Today A Hamlet, Tomorrow A Mine...As A Culture Fights To Survive
Erich Muller breaks off tilling his vegetable patch, fires up a cheap cigar, and looks around at the hamlet that has been his home since childhood. "Leave Horno?" the 70-year-old retired railway worker grunts. "They'll never shift me."
Time will tell. After all, history could be on "their" side. This tiny collection of clinker brick cottages and timbered homesteads right on Germany's border with Poland may have changed little in generations, but the countryside Muller roamed as a boy has long since gone up in smoke. Horno lies on the edge of a 900-square-kilometer bed of lignite, or brown coal. Under successive imperial, Nazi, and communist regimes, marshland has been steadily poisoned by runoff, wildflower heathland smothered by slag heaps, forests felled, and some 140 villages razed to make way for the strip mines that scar the area. Now, Horno too is due for destruction in 2003, though so far only 12 families out of 150 have sold and moved out. "They're not going to be led away like sheep," predicts local youth worker Thorsten Mak. "I think there'll be violence."
It may not come to that. The land hereabouts is home to 60,000 Sorbs--descendants, like Muller, of Slavic tribespeople who arrived in the 6th century, several hundred years before the Teutonic hordes hit the scene. Until World War II, ethnic Germans were the minority in these parts. Even today, the constitution of Brandenburg, the state that encompasses most of the coalfield, guarantees "the preservation and upkeep of the Sorb national identity and its ancestral settlement area." So after losing an appeal to the state supreme court in June, Horno leaders have vowed to seek arbitration with the European Union, arguing that by allowing diggers in as scheduled, the government would be breaking its own law. "This is a test case," insists Mayor Bernd Siegert. "If this goes through, all our other communities will eventually go the same way."
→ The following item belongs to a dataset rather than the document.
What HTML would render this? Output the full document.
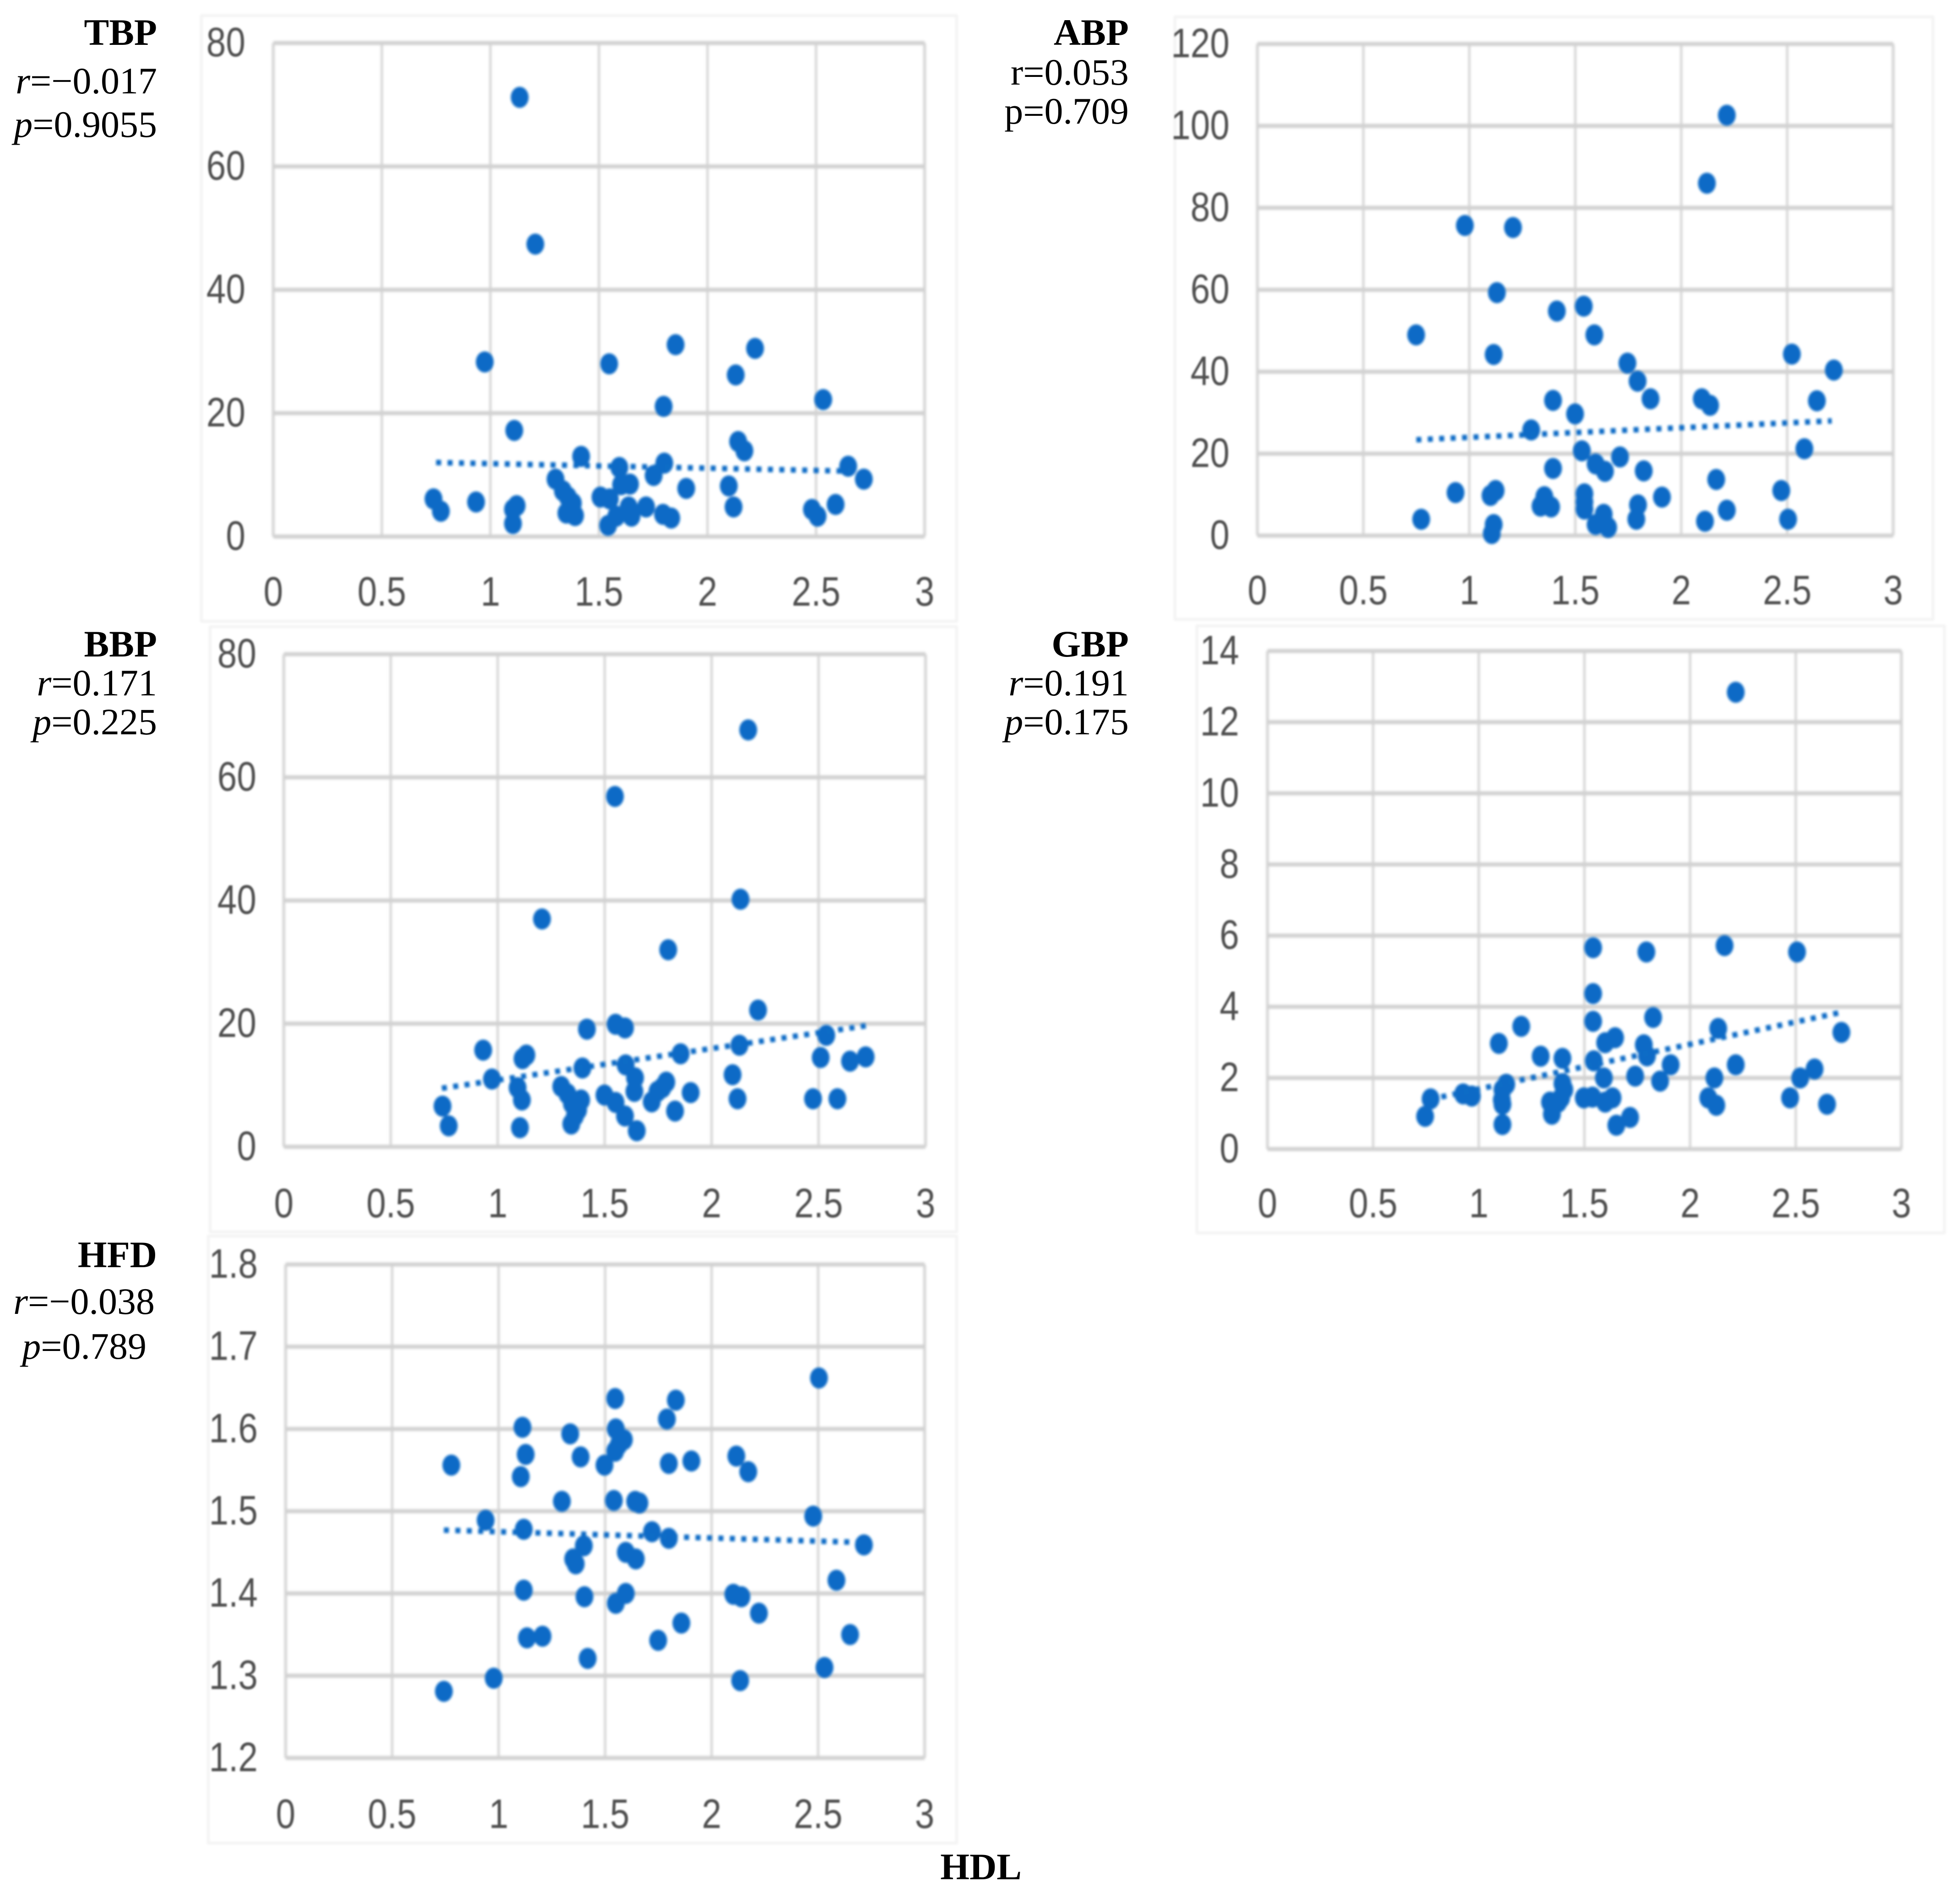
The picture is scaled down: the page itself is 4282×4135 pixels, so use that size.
<!DOCTYPE html>
<html lang="en">
<head>
<meta charset="utf-8">
<title>HDL correlation scatter plots</title>
<style>
html,body{margin:0;padding:0;background:#fff;width:4282px;height:4135px;overflow:hidden}
svg{display:block}
.stat{font-family:"Liberation Serif",serif;font-size:82px;fill:#000;text-anchor:end}
.title{font-family:"Liberation Serif",serif;font-size:82px;font-weight:bold;fill:#000;text-anchor:end}
.tick{font-family:"Liberation Sans",sans-serif;font-size:90px;fill:#4f4f4f}
</style>
</head>
<body>
<svg id="figure" xmlns="http://www.w3.org/2000/svg" width="4282" height="4135" viewBox="0 0 4282 4135">
  <defs>
    <filter id="soft" x="-5%" y="-5%" width="110%" height="110%"><feGaussianBlur stdDeviation="2.6"/></filter>
    <filter id="softText" x="-5%" y="-5%" width="110%" height="110%"><feGaussianBlur stdDeviation="1.8"/></filter>
  </defs>
  <g id="charts"></g>

  <text class="title" x="343" y="98">TBP</text>
  <text class="stat" x="343" y="204"><tspan font-style="italic">r</tspan>=−0.017</text>
  <text class="stat" x="343" y="299"><tspan font-style="italic">p</tspan>=0.9055</text>

  <text class="title" x="2479" y="98" transform="translate(-13 0)">ABP</text>
  <text class="stat" x="2466" y="185">r=0.053</text>
  <text class="stat" x="2466" y="270">p=0.709</text>

  <text class="title" x="343" y="1434">BBP</text>
  <text class="stat" x="343" y="1519"><tspan font-style="italic">r</tspan>=0.171</text>
  <text class="stat" x="343" y="1604"><tspan font-style="italic">p</tspan>=0.225</text>

  <text class="title" x="2466" y="1434">GBP</text>
  <text class="stat" x="2466" y="1519"><tspan font-style="italic">r</tspan>=0.191</text>
  <text class="stat" x="2466" y="1604"><tspan font-style="italic">p</tspan>=0.175</text>

  <text class="title" x="343" y="2768">HFD</text>
  <text class="stat" x="338" y="2870"><tspan font-style="italic">r</tspan>=−0.038</text>
  <text class="stat" x="320" y="2968"><tspan font-style="italic">p</tspan>=0.789</text>

  <text class="title" x="2232" y="4123" transform="translate(0 -18)">HDL</text>
</svg>
<script>
const xTickLabels = ["0","0.5","1","1.5","2","2.5","3"];

const tbpTickLabels = ["0","20","40","60","80"];
const abpTickLabels = ["0","20","40","60","80","100","120"];
const bbpTickLabels = ["0","20","40","60","80"];
const gbpTickLabels = ["0","2","4","6","8","10","12","14"];
const hfdTickLabels = ["1.2","1.3","1.4","1.5","1.6","1.7","1.8"];

const tbpHdl = [1.135,1.207,.974,1.547,1.853,2.219,2.13,1.798,2.533,1.11,2.141,2.17,1.418,1.594,1.801,2.648,1.752,2.72,1.3,1.602,1.643,1.334,1.902,2.098,.738,.772,.934,1.121,1.104,1.104,1.357,1.38,1.35,1.39,1.507,1.55,1.542,1.58,1.637,1.65,1.717,1.795,1.833,2.12,2.481,2.507,2.59];
const tbpValues = [71.2,47.4,28.3,28,31.1,30.5,26.2,21.1,22.2,17.2,15.4,13.9,13,11.2,11.9,11.4,9.9,9.3,9.3,8.4,8.5,7.4,7.8,8.2,6.1,4.1,5.6,5,4.4,2.1,6.4,5.4,3.8,3.4,6.4,6.1,1.8,3.3,4.8,3.3,4.8,3.6,3,4.8,4.4,3.3,5.2];
const tbpTrendX = [.75,2.66];
const tbpTrendY = [12,10.6];

const abpHdl = [2.215,2.121,.979,1.206,1.13,1.54,1.413,.749,1.59,1.115,2.522,1.746,2.72,1.794,1.855,2.097,2.136,1.395,2.64,1.499,1.292,2.581,1.531,1.711,1.596,1.64,1.395,1.823,2.165,2.472,.935,1.124,1.1,1.909,1.354,1.543,1.543,1.543,1.336,1.386,1.796,2.215,.773,2.504,1.788,2.112,1.634,1.596,1.655,1.115,1.106];
const abpValues = [102.6,86,75.7,75.2,59.3,56,54.8,49,49,44.2,44.3,42.1,40.4,37.7,33.4,33.4,31.8,33,32.9,29.7,25.8,21.2,20.7,19.2,17.5,15.7,16.4,15.8,13.7,11,10.5,11,9.8,9.4,9.5,10.2,8.2,6.5,7.2,7,7.5,6.2,4,4,4,3.5,5.2,2.7,2,2.7,.5];
const abpTrendX = [.75,2.71];
const abpTrendY = [23.4,28];

const bbpHdl = [2.171,1.548,2.135,1.207,1.797,2.217,1.551,1.595,1.417,.932,2.536,1.134,1.116,2.13,1.855,2.51,2.647,2.72,.973,1.396,1.598,1.642,2.098,1.093,1.113,1.104,.742,.771,1.297,1.326,1.39,1.347,1.376,1.361,1.344,1.499,1.551,1.595,1.65,1.639,1.72,1.747,1.788,1.77,1.829,1.902,2.121,2.474,2.588];
const bbpValues = [67.7,56.9,40.2,37,32,22.2,19.9,19.3,19.1,15.7,18.1,14.9,14.3,16.5,15.1,14.5,13.9,14.6,11,12.8,13.3,11.2,11.7,9.6,7.6,3.1,6.6,3.4,9.8,8.6,7.6,7,6,5,3.7,8.4,7.2,5,2.6,9,7.3,9,10.5,9.6,5.8,8.8,7.8,7.8,7.8];
const bbpTrendX = [.739,2.73];
const bbpTrendY = [9.5,19.7];

const gbpHdl = [2.216,1.541,1.793,2.163,2.506,1.541,1.825,1.541,1.201,2.133,2.716,1.645,1.598,1.095,1.781,1.796,1.293,1.396,1.544,2.216,1.908,2.589,1.74,2.521,2.115,1.592,1.858,1.13,1.112,1.396,1.405,.926,.967,.772,1.109,1.39,1.337,1.376,1.497,1.538,1.598,1.633,2.086,2.124,2.473,2.648,1.112,1.346,.746,1.716,1.651,1.112];
const gbpValues = [12.84,5.66,5.54,5.72,5.54,4.37,3.7,3.59,3.45,3.39,3.28,3.13,2.99,2.97,2.93,2.62,2.61,2.55,2.48,2.37,2.37,2.25,2.05,2,2,2,1.91,1.82,1.67,1.84,1.67,1.55,1.49,1.41,1.38,1.44,1.32,1.32,1.44,1.46,1.32,1.44,1.44,1.23,1.44,1.26,1.26,.98,.92,.89,.67,.69];
const gbpTrendX = [.77,2.72];
const gbpTrendY = [1.4,3.85];

const hfdHdl = [2.504,1.547,1.832,1.79,1.112,1.55,1.336,1.588,1.564,1.547,1.127,1.385,2.116,.778,1.497,1.799,1.905,2.172,1.104,1.297,1.541,1.641,1.661,2.477,.939,1.118,1.72,1.799,2.715,1.4,1.597,1.644,1.35,1.362,2.586,1.118,2.102,2.14,1.597,1.403,1.55,2.222,1.858,2.65,1.206,1.133,1.749,1.418,2.53,.977,2.134,.743];
const hfdValues = [1.662,1.637,1.635,1.612,1.602,1.6,1.594,1.587,1.581,1.573,1.569,1.566,1.567,1.556,1.556,1.558,1.561,1.548,1.542,1.512,1.513,1.512,1.51,1.494,1.489,1.478,1.475,1.467,1.459,1.458,1.45,1.442,1.442,1.436,1.416,1.404,1.399,1.396,1.4,1.396,1.388,1.376,1.364,1.35,1.348,1.346,1.343,1.321,1.31,1.297,1.294,1.281];
const hfdTrendX = [.743,2.709];
const hfdTrendY = [1.477,1.462];

const NS = "http://www.w3.org/2000/svg";
const root = document.getElementById("charts");

function svgEl(tag, attrs, parent) {
  const el = document.createElementNS(NS, tag);
  for (const k in attrs) el.setAttribute(k, attrs[k]);
  parent.appendChild(el);
  return el;
}

function drawPanel(key, box, hdl, values, trendX, trendY, yLabels) {
  const g = svgEl("g", {}, root);
  
  

  const frame = svgEl("rect", {x: box.fx0, y: box.fy0, width: box.fx1 - box.fx0, height: box.fy1 - box.fy0, fill: "#fff", stroke: "#f1f1f1", "stroke-width": 5, filter: "url(#soft)"}, g);
  
  
  const frameTop = svgEl("line", {x1: box.fx0, x2: box.fx1, y1: box.fy0, y2: box.fy0, stroke: "#e4e4e4", "stroke-width": 6, filter: "url(#soft)"}, g);
  
  

  const xMin = 0, xMax = 3;
  const yMin = parseFloat(yLabels[0]);
  const yMax = parseFloat(yLabels[yLabels.length - 1]);
  const sx = v => box.x0 + (v - xMin) / (xMax - xMin) * (box.x1 - box.x0);
  const sy = v => box.y1 - (v - yMin) / (yMax - yMin) * (box.y1 - box.y0);

  const grid = svgEl("g", {filter: "url(#soft)"}, g);
  
  
  xTickLabels.forEach(t => {
    const v = parseFloat(t);
    const w = (v === 0 || v === 3) ? 6 : 5;
    svgEl("line", {x1: sx(v), x2: sx(v), y1: box.y0, y2: box.y1, stroke: "#d4d4d4", "stroke-width": w}, grid);
  });
  yLabels.forEach(t => {
    const v = parseFloat(t);
    svgEl("line", {x1: box.x0, x2: box.x1, y1: sy(v), y2: sy(v), stroke: "#d2d2d2", "stroke-width": 9}, grid);
  });

  const labels = svgEl("g", {filter: "url(#softText)"}, g);
  xTickLabels.forEach(t => {
    const txt = svgEl("text", {class: "tick", "text-anchor": "middle", transform: "translate(" + sx(parseFloat(t)) + "," + (box.xBase + 6) + ") scale(.85,1)"}, labels);
    
    
    txt.textContent = t;
  });
  yLabels.forEach(t => {
    const txt = svgEl("text", {class: "tick", "text-anchor": "end", transform: "translate(" + (box.yRight + 6) + "," + (sy(parseFloat(t)) + 29) + ") scale(.85,1)"}, labels);
    
    
    txt.textContent = t;
  });

  const marks = svgEl("g", {filter: "url(#soft)"}, g);
  hdl.forEach((h, i) => {
    const pt = svgEl("ellipse", {cx: sx(h), cy: sy(values[i]), rx: 19.5, ry: 23, fill: "#0b6bc6"}, marks);
    
    
  });

  const trend = svgEl("line", {x1: sx(trendX[0]), y1: sy(trendY[0]), x2: sx(trendX[1]), y2: sy(trendY[1]), stroke: "#0f6cc6", "stroke-width": 12, "stroke-dasharray": "11 14"}, marks);
  
  
}

drawPanel("tbp", {fx0:440,fy0:34,fx1:2090,fy1:1357,x0:597,x1:2020,y0:94,y1:1172,yRight:530,xBase:1317}, tbpHdl, tbpValues, tbpTrendX, tbpTrendY, tbpTickLabels);
drawPanel("abp", {fx0:2567,fy0:37,fx1:4223,fy1:1353,x0:2747,x1:4136,y0:96,y1:1170,yRight:2680,xBase:1314}, abpHdl, abpValues, abpTrendX, abpTrendY, abpTickLabels);
drawPanel("bbp", {fx0:459,fy0:1369,fx1:2090,fy1:2691,x0:620,x1:2022,y0:1429,y1:2505,yRight:554,xBase:2653}, bbpHdl, bbpValues, bbpTrendX, bbpTrendY, bbpTickLabels);
drawPanel("gbp", {fx0:2615,fy0:1367,fx1:4248,fy1:2693,x0:2769,x1:4154,y0:1422,y1:2510,yRight:2701,xBase:2653}, gbpHdl, gbpValues, gbpTrendX, gbpTrendY, gbpTickLabels);
drawPanel("hfd", {fx0:455,fy0:2700,fx1:2090,fy1:4026,x0:624,x1:2020,y0:2762,y1:3840,yRight:557,xBase:3987}, hfdHdl, hfdValues, hfdTrendX, hfdTrendY, hfdTickLabels);
</script>
</body>
</html>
SPAT UPON. Whatever the judicial niceties, practitioners of realpolitik are urging the Sorbs to get real. "We've promised to protect them, but not every single village," says Steffen Reiche, Brandenburg's Culture & Science Minister. "I'm not interested in creating a museum. We need the coal. We need the jobs."
He has a point. The air may have gotten cleaner since three private utility companies bought up the old East German power network after reunification, shutting down the two-thirds of Brandenburg collieries and power plants that flouted EU health and safety regulations. But with regional unemployment now pushing 25%, local non-Sorbs have little patience for folksy sentiment. When Chancellor Helmut Kohl last month opened a futuristic electricity generating station built to process the lignite under Horno and three other threatened settlements, protesters were jostled and spat on.
Back in Horno, memories of Kohl's visit evoke the same kind of response. "I'm not going," Muller repeats, spitting over his latticework fence for emphasis. "I don't care what's going on in their heads." And with that, he resumes digging, turning his back on the outside world.
Whether or not the Sorbs are fated for the slag heap of history depends on which Sorbs you talk to. The Catholics of Upper Sorbia, grouped around the town of Bautzen, speak a dialect akin to Czech and until recently had little to do with outsiders. "Their folklore, customs, and language are living culture--they're not just going through the motions," says Nada Valaskova of the Prague Ethnological Institute.
By contrast, the Horno Protestants, whose language is closer to Polish, have had things tougher. Lower Sorbia was designated a powerhouse of East Germany's military-industrial complex, and the resulting influx of outsiders brought a dilution of the bloodlines and a feeling that submersion in the German identity was a prerequisite for social advancement. "Typically, these days, only one parent is Sorb, or only the grandparents speak Sorbian. The children learn it more as a hobby," laments Potsdam University's Madlena Norberg, who trains Sorb-language grade school teachers. "Once the language stops being spoken around the hearth, it's hard to keep alive. But we have to try."